Beyond energy usage and emissions, another factor in data center sustainability is what kind of energy is being used. Some countries and states have very green energy, (e.g., geothermal in Scandinavia and hydropower in Washington state). Other areas, such as Poland and many southern U.S. states, have dirtier energy from sources like coal, oil and gas. Dirtier energy sources have a greater environmental impact and should be accounted for accordingly in ESG measurements.
“I've seen stats that say tech industry data centers contribute from 2% to 4% of carbon emissions globally and that this figure could grow to 10% by 2030,” said Dalgas, pointing to a Tech Monitor article titled “The Tech Industry’s Progress on Carbon Emissions has Been Mixed.” The IEA reports that data centers overall accounted for 1% of carbon emissions.
He said organizations are cutting CO2 emissions by using software-defined data centers. Hyperconverged infrastructure, which was pioneered by Nutanix, uses virtualization software and integrated components to reduce the hardware footprint and associated power and cooling required for traditional data centers.
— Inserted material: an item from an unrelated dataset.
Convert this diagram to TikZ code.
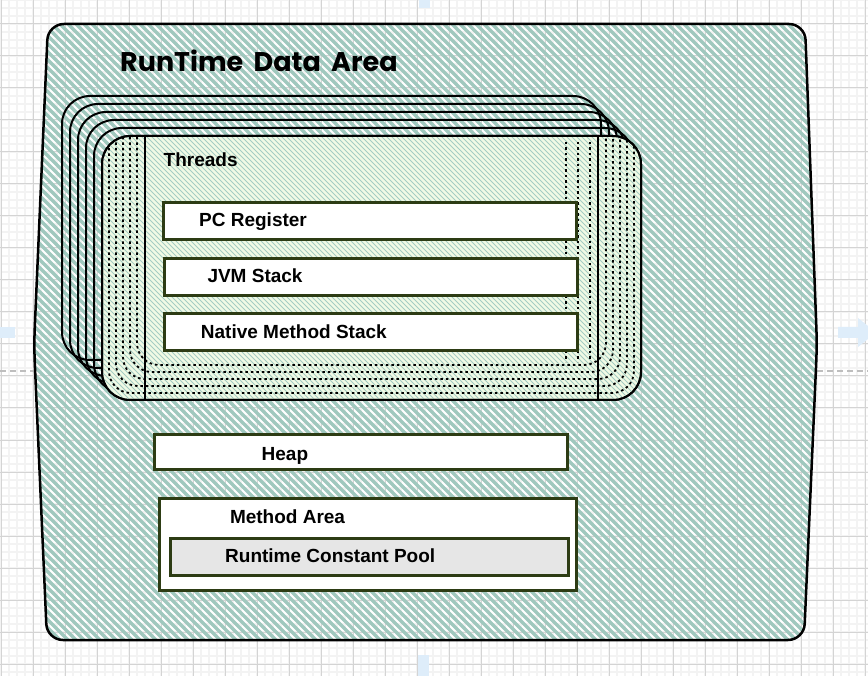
\documentclass[tikz,border=0pt]{standalone}
\usepackage{fontspec}
\setmainfont{Liberation Sans}
\newfontfamily\titlefont[WordSpace=1.8]{Poppins}
\definecolor{gridminor}{RGB}{243,243,243}
\definecolor{gridmajor}{RGB}{212,212,212}
\definecolor{teal}{RGB}{160,200,190}
\definecolor{tealthin}{RGB}{165,205,195}
\definecolor{palegreen}{RGB}{241,250,229}
\definecolor{boxline}{RGB}{45,60,20}
\definecolor{poolgray}{RGB}{230,230,230}
\definecolor{hintblue}{RGB}{222,237,250}
\definecolor{dashgray}{RGB}{190,190,190}
\begin{document}
\begin{tikzpicture}[x=1pt,y=-1pt,
  whitebox/.style={draw=boxline, line width=3pt, fill=white, inner sep=0pt},
  lbl/.style={anchor=base west, inner sep=0pt, font=\fontsize{19}{22}\selectfont\bfseries},
  backbox/.style={draw=black, line width=2pt, rounded corners=28pt},
  dashline/.style={draw=black, line width=1.8pt, dash pattern=on 2.5pt off 3pt}]
\useasboundingbox (0,0) rectangle (868,676);
\fill[white] (0,0) rectangle (868,676);
% grid
\foreach \g in {1,9,...,868} \draw[gridminor, line width=1.2pt] (\g,0) -- (\g,676);
\foreach \g in {0,8,...,676} \draw[gridminor, line width=1.2pt] (0,\g) -- (868,\g);
\foreach \g in {1,33,...,868} \draw[gridmajor, line width=1pt] (\g,0) -- (\g,676);
\foreach \g in {24,56,...,676} \draw[gridmajor, line width=1pt] (0,\g) -- (868,\g);
% hints
\fill[hintblue] (419,0) rectangle (430,8);
\fill[hintblue] (0,327) rectangle (15,338);
\fill[hintblue] (418,655) rectangle (429,676);
\fill[hintblue] (838,327) -- (858,327) -- (858,318) -- (868,326) -- (868,339) -- (858,347) -- (858,338) -- (838,338) -- cycle;
\draw[dashgray, line width=2pt, dash pattern=on 6pt off 4pt] (0,371) -- (35,371);
\draw[dashgray, line width=2pt, dash pattern=on 6pt off 4pt] (817,371) -- (868,371);
% outer runtime data area
\begin{scope}
\clip[rounded corners=16pt] (48,24) -- (805,24) -- (817,345) -- (804,640) -- (47,640) -- (34,345) -- cycle;
\foreach \i in {-700,-692,...,880} \draw[teal, line width=3.4pt] (\i,0) -- ++(700,700);
\end{scope}
\draw[black, line width=2.5pt, rounded corners=16pt] (48,24) -- (805,24) -- (817,345) -- (804,640) -- (47,640) -- (34,345) -- cycle;
\node[anchor=base west, inner sep=0pt, font=\titlefont\fontsize{27}{30}\selectfont\bfseries] (title) at (120,71.7) {RunTime Data Area};
% back thread boxes
\foreach \k in {5,4,3,2,1}
  \draw[backbox] ({102-8*\k},{136-8*\k}) rectangle ({641-8*\k},{400-8*\k});
% front thread box
\node[draw=black, line width=2pt, rounded corners=28pt, fill=palegreen, minimum width=539pt, minimum height=264pt, inner sep=0pt] (threads) at (371.5,268) {};
\begin{scope}
\clip[rounded corners=28pt] (102,136) rectangle (641,400);
\foreach \i in {-400,-395,...,650} \draw[tealthin, line width=0.9pt] (\i,130) -- ++(280,280);
\foreach \k in {1,...,5}
  \draw[dashline, rounded corners=22pt] ({102+7*\k},60) rectangle ({641-7*\k},{400-7*\k});
\foreach \xx in {566,578,590}
  \draw[dashline] (\xx,142) -- (\xx,362);
\end{scope}
\draw[black, line width=2pt, rounded corners=28pt] (102,136) rectangle (641,400);
\draw[black, line width=2pt] (145,136) -- (145,400);
\draw[black, line width=2pt] (598,136) -- (598,400);
\node[lbl] (threadslbl) at (163.5,166.7) {Threads};
% thread contents
\node[whitebox, minimum width=413pt, minimum height=37pt] (pc) at (370,221.5) {};
\node[lbl] (pclbl) at (199,226.7) {PC Register};
\node[whitebox, minimum width=413pt, minimum height=37pt] (jvm) at (370.5,277.5) {};
\node[lbl] (jvmlbl) at (207.3,282.7) {JVM Stack};
\node[whitebox, minimum width=413pt, minimum height=37pt] (nms) at (370.5,332.5) {};
\node[lbl] (nmslbl) at (200.7,338.3) {Native Method Stack};
% heap
\node[whitebox, minimum width=413pt, minimum height=35pt] (heap) at (361,452) {};
\node[lbl] (heaplbl) at (261.5,460) {Heap};
% method area
\node[whitebox, minimum width=417pt, minimum height=92pt] (method) at (368,544.5) {};
\node[lbl] (methodlbl) at (229.8,523.3) {Method Area};
\node[whitebox, fill=poolgray, minimum width=398pt, minimum height=37pt] (pool) at (369.5,556.5) {};
\node[lbl] (poollbl) at (225,562.7) {Runtime Constant Pool};
\end{tikzpicture}
\end{document}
“It can make data centers up to 35% more energy-efficient than traditional three-tier architecture,” he said, citing the 2021 Nutanix ESG report.
Sustainability Requirements As Mandates, Not Guidelines
Measuring energy usage and other environmental impacts in IT and elsewhere is becoming a mandate, not a choice.
“New sustainability requirements will be mandated over the next few years,” said Harmail Chatha, senior director of global cloud operations at Nutanix.
“Our customer proposals increasingly have a section on sustainability. They want to know about our sustainability profile, what data center providers we’re working with and their PUE [power usage effectiveness] scores. They want to know how we are deploying equipment and how we can help them demonstrate environmental sustainability by using hyperconverged infrastructure and multicloud management.”
Startups have emerged to help businesses go from tracking resource usage with spreadsheets to monitoring a broad array of metrics in support of their sustainability efforts. Plan A, for one, provides software that enables businesses to measure, report on and reduce their emissions and improve ESG performance. nZero offers a carbon management platform that operationalizes energy, financial and greenhouse gas emissions data. Carbon Ledger helps compile emissions data from credit card transactions.
There are three energy categories these sustainability management companies report on: emissions from energy sourced directly from the electrical grid for purposes such as powering offices and facilities; indirect power usage in data centers like electrical, steam, heating and cooling; and downstream energy usage, including data on emissions and pollution from a company's ecosystem of partners, suppliers, employees, and company assets.